— begin —
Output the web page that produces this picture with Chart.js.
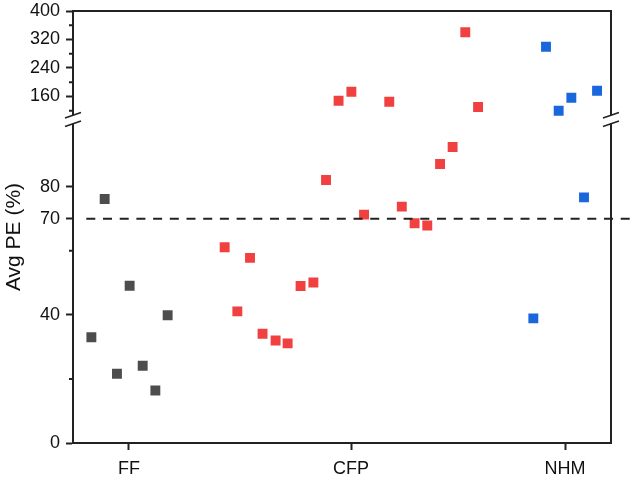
<!DOCTYPE html>
<html>
<head>
<meta charset="utf-8">
<title>Avg PE</title>
<script src="https://cdn.jsdelivr.net/npm/chart.js@4.4.1/dist/chart.umd.min.js"></script>
<style>
	body { margin: 0; background: #fff; }
	canvas { display: block; }
</style>
</head>
<body>
<canvas id="myChart" width="633" height="480"></canvas>
<script>
// Avg PE per group, split y axis (0-101 below the break, ~95-400 above)

const categories = ["FF", "CFP", "NHM"];
const categoryTicks = [4.41, 21.95, 38.83];

const ffX = [1.45, 2.5, 3.47, 4.47, 5.5, 6.5, 7.47];
const ffY = [33.0, 76.2, 21.6, 49.1, 24.1, 16.4, 39.9];

const cfpX = [11.97, 12.97, 13.97, 14.96, 15.99, 16.94, 17.96, 18.97, 19.97, 20.96,
	21.97, 22.97, 24.96, 25.95, 26.96, 27.96, 28.97, 29.96, 30.96, 31.97];
const cfpY = [61.1, 41.1, 57.8, 34.1, 32.0, 31.1, 49.0, 50.1, 82.1, 148.2,
	173.5, 71.3, 145.4, 73.8, 68.6, 67.9, 87.1, 92.4, 340.2, 130.5];

const nhmX = [36.33, 37.33, 38.33, 39.33, 40.33, 41.36];
const nhmY = [38.9, 299.8, 120.1, 156.6, 76.7, 176.3];

const lowTicks = [0, 40, 70, 80];
const lowMinor = [20, 60];
const highTicks = [160, 240, 320, 400];
const highMinor = [120, 200, 280, 360];

const refLine = 70;
const lowMax = 101;
const highMin = 95.4;

function split(xs, ys, high) {
	return xs.map((x, i) => ({ x: x, y: ys[i] }))
		.filter(p => high ? p.y > lowMax : p.y <= lowMax);
}

const AXIS = "#222";
const GRAY = "#4d4d4d", RED = "#f0403f", BLUE = "#1a66dd";

function pts(label, color, data, axis) {
	return {
		type: "scatter",
		label: label,
		data: data,
		yAxisID: axis,
		pointStyle: "rect",
		pointRadius: 7,
		borderWidth: 0,
		backgroundColor: color,
		borderColor: color
	};
}

// frame, minor ticks, axis breaks and the y title
const extras = {
	id: "extras",
	afterDraw(chart) {
		const ctx = chart.ctx;
		const a = chart.chartArea;
		const yl = chart.scales.yLow, yh = chart.scales.yHigh;
		ctx.save();
		ctx.strokeStyle = AXIS;
		ctx.lineWidth = 2;
		ctx.beginPath();
		ctx.moveTo(a.left, a.top);
		ctx.lineTo(a.right, a.top);
		ctx.lineTo(a.right, a.bottom);
		ctx.stroke();

		ctx.beginPath();
		lowMinor.forEach(v => {
			let y = yl.getPixelForValue(v);
			ctx.moveTo(a.left - 4, y);
			ctx.lineTo(a.left, y);
		});
		highMinor.forEach(v => {
			let y = yh.getPixelForValue(v);
			ctx.moveTo(a.left - 4, y);
			ctx.lineTo(a.left, y);
		});
		ctx.stroke();

		const yc = yl.top;
		[a.left, a.right].forEach(X => {
			ctx.fillStyle = "#fff";
			ctx.fillRect(X - 3, yc - 4.2, 6, 8.4);
			ctx.lineWidth = 1.5;
			ctx.beginPath();
			[-4.25, 4.25].forEach(d => {
				ctx.moveTo(X - 8, yc + d + 2.8);
				ctx.lineTo(X + 8, yc + d - 2.8);
			});
			ctx.stroke();
		});

		ctx.fillStyle = "#111";
		ctx.font = '21px "Liberation Sans", Arial, sans-serif';
		ctx.textAlign = "center";
		ctx.textBaseline = "middle";
		ctx.translate(14, 237);
		ctx.rotate(-Math.PI / 2);
		ctx.fillText("Avg PE (%)", 0, 0);
		ctx.restore();
	}
};

Chart.defaults.font.family = '"Liberation Sans", Arial, sans-serif';
Chart.defaults.font.size = 18;
Chart.defaults.color = "#111";

const yCommon = {
	type: "linear",
	position: "left",
	stack: "pe",
	grid: { drawOnChartArea: false, drawTicks: true, tickLength: 7, tickWidth: 2, tickColor: AXIS },
	border: { display: true, color: AXIS, width: 2 },
	// fixed width, and no extra room for the end labels
	afterFit: s => { s.width = 73; s.paddingTop = 0; s.paddingBottom = 0; }
};

const ctx = document.getElementById("myChart").getContext("2d");
const myChart = new Chart(ctx, {
	data: {
		datasets: [
			{
				type: "line",
				data: [{ x: 1.05, y: refLine }, { x: 44, y: refLine }],
				yAxisID: "yLow",
				borderColor: AXIS,
				borderWidth: 2,
				borderDash: [9, 7.7],
				pointRadius: 0,
				clip: false
			},
			pts("FF", GRAY, split(ffX, ffY, false), "yLow"),
			pts("CFP", RED, split(cfpX, cfpY, false), "yLow"),
			pts("CFP", RED, split(cfpX, cfpY, true), "yHigh"),
			pts("NHM", BLUE, split(nhmX, nhmY, false), "yLow"),
			pts("NHM", BLUE, split(nhmX, nhmY, true), "yHigh")
		]
	},
	options: {
		responsive: false,
		animation: false,
		devicePixelRatio: 1,
		events: [],
		layout: { padding: { top: 11, right: 22, left: 0, bottom: 0 } },
		plugins: { legend: { display: false }, tooltip: { enabled: false } },
		scales: {
			x: {
				type: "linear",
				min: 0,
				max: 42.46,
				grid: { drawOnChartArea: false, drawTicks: true, tickLength: 7, tickWidth: 2, tickColor: AXIS },
				border: { display: true, color: AXIS, width: 2 },
				afterBuildTicks: s => { s.ticks = categoryTicks.map(v => ({ value: v })); },
				ticks: { padding: 8, autoSkip: false, maxRotation: 0, callback: (v, i) => categories[i] },
				afterFit: s => { s.height = 37; s.paddingLeft = 0; s.paddingRight = 0; }
			},
			yLow: Object.assign({}, yCommon, {
				min: 0,
				max: lowMax,
				stackWeight: 323.5,
				afterBuildTicks: s => { s.ticks = lowTicks.map(v => ({ value: v })); },
				ticks: { padding: 6, autoSkip: false }
			}),
			yHigh: Object.assign({}, yCommon, {
				min: highMin,
				max: 400,
				stackWeight: 108.5,
				afterBuildTicks: s => { s.ticks = highTicks.map(v => ({ value: v })); },
				ticks: { padding: 6, autoSkip: false }
			})
		}
	},
	plugins: [extras]
});
</script>
</body>
</html>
— end —
Quote the material in full and exactly; do not carry over its pictures.

Output the web page that produces this picture with Chart.js.
<!DOCTYPE html>
<html>
<head>
<meta charset="utf-8">
<title>Avg PE</title>
<script src="https://cdn.jsdelivr.net/npm/chart.js@4.4.1/dist/chart.umd.min.js"></script>
<style>
	body { margin: 0; background: #fff; }
	canvas { display: block; }
</style>
</head>
<body>
<canvas id="myChart" width="633" height="480"></canvas>
<script>
// Avg PE per group, split y axis (0-101 below the break, ~95-400 above)

const categories = ["FF", "CFP", "NHM"];
const categoryTicks = [4.41, 21.95, 38.83];

const ffX = [1.45, 2.5, 3.47, 4.47, 5.5, 6.5, 7.47];
const ffY = [33.0, 76.2, 21.6, 49.1, 24.1, 16.4, 39.9];

const cfpX = [11.97, 12.97, 13.97, 14.96, 15.99, 16.94, 17.96, 18.97, 19.97, 20.96,
	21.97, 22.97, 24.96, 25.95, 26.96, 27.96, 28.97, 29.96, 30.96, 31.97];
const cfpY = [61.1, 41.1, 57.8, 34.1, 32.0, 31.1, 49.0, 50.1, 82.1, 148.2,
	173.5, 71.3, 145.4, 73.8, 68.6, 67.9, 87.1, 92.4, 340.2, 130.5];

const nhmX = [36.33, 37.33, 38.33, 39.33, 40.33, 41.36];
const nhmY = [38.9, 299.8, 120.1, 156.6, 76.7, 176.3];

const lowTicks = [0, 40, 70, 80];
const lowMinor = [20, 60];
const highTicks = [160, 240, 320, 400];
const highMinor = [120, 200, 280, 360];

const refLine = 70;
const lowMax = 101;
const highMin = 95.4;

function split(xs, ys, high) {
	return xs.map((x, i) => ({ x: x, y: ys[i] }))
		.filter(p => high ? p.y > lowMax : p.y <= lowMax);
}

const AXIS = "#222";
const GRAY = "#4d4d4d", RED = "#f0403f", BLUE = "#1a66dd";

function pts(label, color, data, axis) {
	return {
		type: "scatter",
		label: label,
		data: data,
		yAxisID: axis,
		pointStyle: "rect",
		pointRadius: 7,
		borderWidth: 0,
		backgroundColor: color,
		borderColor: color
	};
}

// frame, minor ticks, axis breaks and the y title
const extras = {
	id: "extras",
	afterDraw(chart) {
		const ctx = chart.ctx;
		const a = chart.chartArea;
		const yl = chart.scales.yLow, yh = chart.scales.yHigh;
		ctx.save();
		ctx.strokeStyle = AXIS;
		ctx.lineWidth = 2;
		ctx.beginPath();
		ctx.moveTo(a.left, a.top);
		ctx.lineTo(a.right, a.top);
		ctx.lineTo(a.right, a.bottom);
		ctx.stroke();

		ctx.beginPath();
		lowMinor.forEach(v => {
			let y = yl.getPixelForValue(v);
			ctx.moveTo(a.left - 4, y);
			ctx.lineTo(a.left, y);
		});
		highMinor.forEach(v => {
			let y = yh.getPixelForValue(v);
			ctx.moveTo(a.left - 4, y);
			ctx.lineTo(a.left, y);
		});
		ctx.stroke();

		const yc = yl.top;
		[a.left, a.right].forEach(X => {
			ctx.fillStyle = "#fff";
			ctx.fillRect(X - 3, yc - 4.2, 6, 8.4);
			ctx.lineWidth = 1.5;
			ctx.beginPath();
			[-4.25, 4.25].forEach(d => {
				ctx.moveTo(X - 8, yc + d + 2.8);
				ctx.lineTo(X + 8, yc + d - 2.8);
			});
			ctx.stroke();
		});

		ctx.fillStyle = "#111";
		ctx.font = '21px "Liberation Sans", Arial, sans-serif';
		ctx.textAlign = "center";
		ctx.textBaseline = "middle";
		ctx.translate(14, 237);
		ctx.rotate(-Math.PI / 2);
		ctx.fillText("Avg PE (%)", 0, 0);
		ctx.restore();
	}
};

Chart.defaults.font.family = '"Liberation Sans", Arial, sans-serif';
Chart.defaults.font.size = 18;
Chart.defaults.color = "#111";

const yCommon = {
	type: "linear",
	position: "left",
	stack: "pe",
	grid: { drawOnChartArea: false, drawTicks: true, tickLength: 7, tickWidth: 2, tickColor: AXIS },
	border: { display: true, color: AXIS, width: 2 },
	// fixed width, and no extra room for the end labels
	afterFit: s => { s.width = 73; s.paddingTop = 0; s.paddingBottom = 0; }
};

const ctx = document.getElementById("myChart").getContext("2d");
const myChart = new Chart(ctx, {
	data: {
		datasets: [
			{
				type: "line",
				data: [{ x: 1.05, y: refLine }, { x: 44, y: refLine }],
				yAxisID: "yLow",
				borderColor: AXIS,
				borderWidth: 2,
				borderDash: [9, 7.7],
				pointRadius: 0,
				clip: false
			},
			pts("FF", GRAY, split(ffX, ffY, false), "yLow"),
			pts("CFP", RED, split(cfpX, cfpY, false), "yLow"),
			pts("CFP", RED, split(cfpX, cfpY, true), "yHigh"),
			pts("NHM", BLUE, split(nhmX, nhmY, false), "yLow"),
			pts("NHM", BLUE, split(nhmX, nhmY, true), "yHigh")
		]
	},
	options: {
		responsive: false,
		animation: false,
		devicePixelRatio: 1,
		events: [],
		layout: { padding: { top: 11, right: 22, left: 0, bottom: 0 } },
		plugins: { legend: { display: false }, tooltip: { enabled: false } },
		scales: {
			x: {
				type: "linear",
				min: 0,
				max: 42.46,
				grid: { drawOnChartArea: false, drawTicks: true, tickLength: 7, tickWidth: 2, tickColor: AXIS },
				border: { display: true, color: AXIS, width: 2 },
				afterBuildTicks: s => { s.ticks = categoryTicks.map(v => ({ value: v })); },
				ticks: { padding: 8, autoSkip: false, maxRotation: 0, callback: (v, i) => categories[i] },
				afterFit: s => { s.height = 37; s.paddingLeft = 0; s.paddingRight = 0; }
			},
			yLow: Object.assign({}, yCommon, {
				min: 0,
				max: lowMax,
				stackWeight: 323.5,
				afterBuildTicks: s => { s.ticks = lowTicks.map(v => ({ value: v })); },
				ticks: { padding: 6, autoSkip: false }
			}),
			yHigh: Object.assign({}, yCommon, {
				min: highMin,
				max: 400,
				stackWeight: 108.5,
				afterBuildTicks: s => { s.ticks = highTicks.map(v => ({ value: v })); },
				ticks: { padding: 6, autoSkip: false }
			})
		}
	},
	plugins: [extras]
});
</script>
</body>
</html>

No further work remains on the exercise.